Kim rarely left the train during the journey, but when he did, Pulikovskii describes him as bursting with curiosity.

On a visit to a Khabarovsk department store he stopped to inspect the men's clothing department. "Why do these trousers have cuffs and others don't?" he asked. "Surely no one buys such expensive shoes?"

More questions followed during a guided tour of the city. "Why are the heating systems insulated like this? Why do you build in brick and not concrete blocks? Is there any theft of non-ferrous metals?"

At one point talk turned to Kim's unusual strategy for dealing with drug addiction. "I order drug users as well as dealers shot -- we have a big population," he's quoted as saying. "And the Chinese that are causing the drugs to spread -- I have them beat with sticks. If you come across any Korean drug addicts, you have my permission to shoot them."

"This set me thinking," Pulikovskii writes. "If we followed Kim Jong-Il's suggestion, in time we could have no one left."

The publication of Pulkovskii's notes comes at a time when relations between Moscow and Pyongyang are becoming closer.

Kim Jong-Il has reportedly made several visits this year to the Russian embassy in Pyongyang and frequently receives the Russian ambassador. Russia has agreed to supply electricity to certain areas and has promised to help improve port facilities at Rajin near the two countries' border. And Moscow is also looking to upgrade North Korea's railways in the hope that, one day, a railroad will link Russia with South Korea.

Some analysts say the relationship received a boost after U.S. President George W. Bush, in a nationwide address in January, included North Korea, along with Iran and Iraq, as part of an "axis of evil."

Aidan Foster-Carter is one of the U.K.'s leading experts on Korea:

"I think they are getting closer. I think the main impetus, really, from the Russian side, precedes Bush. It has to do with Putin perceiving, as do a great many Russian diplomats, that whatever one thinks about communism, capitalism, et cetera, first [Soviet leader Mikhail] Gorbachev and then [former Russian President Boris] Yeltsin basically threw away the quite strong position that Moscow had in the Soviet era in North Korea."

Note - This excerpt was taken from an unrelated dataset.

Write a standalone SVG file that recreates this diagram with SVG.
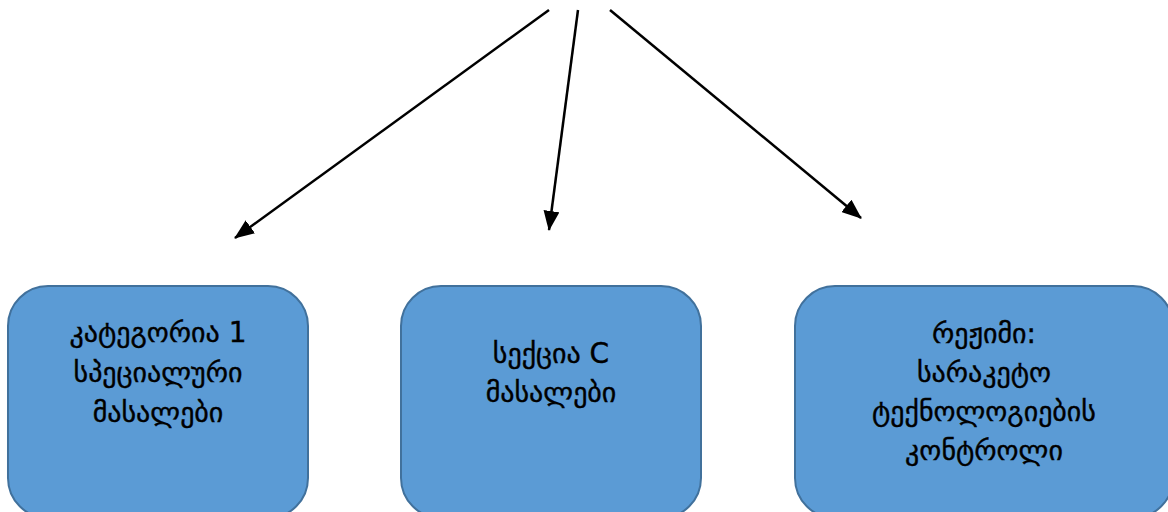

But Foster-Carter says it's unclear if the chumminess will ever translate into hard cash or a railroad link from Russia to South Korea:

"So far, a lot of it is aspirational -- the railway question particularly. I mean, will Russia really put a lot of money into upgrading a very, very decrepit North Korean railway system if it is not yet clear that North Korea will allow the final link in the chain for it to cross into South Korea and create this great 'iron silk road' that [President] Kim Dae-Jung in South Korea is very keen on -- you know, a freight route from Russia to South Korea? So I think it's a bit iffy. There are friendly noises, there are visits and so forth, but whether the hard cash and investment is happening I'm not so sure."

Leonid Vinogradov, one of the Russian journalists who helped Pulikovskii with his text, says the excerpts have been a great hit in South Korea. How Pulikovskii's travelogue has gone down with the North Korean leader, however, remains a mystery.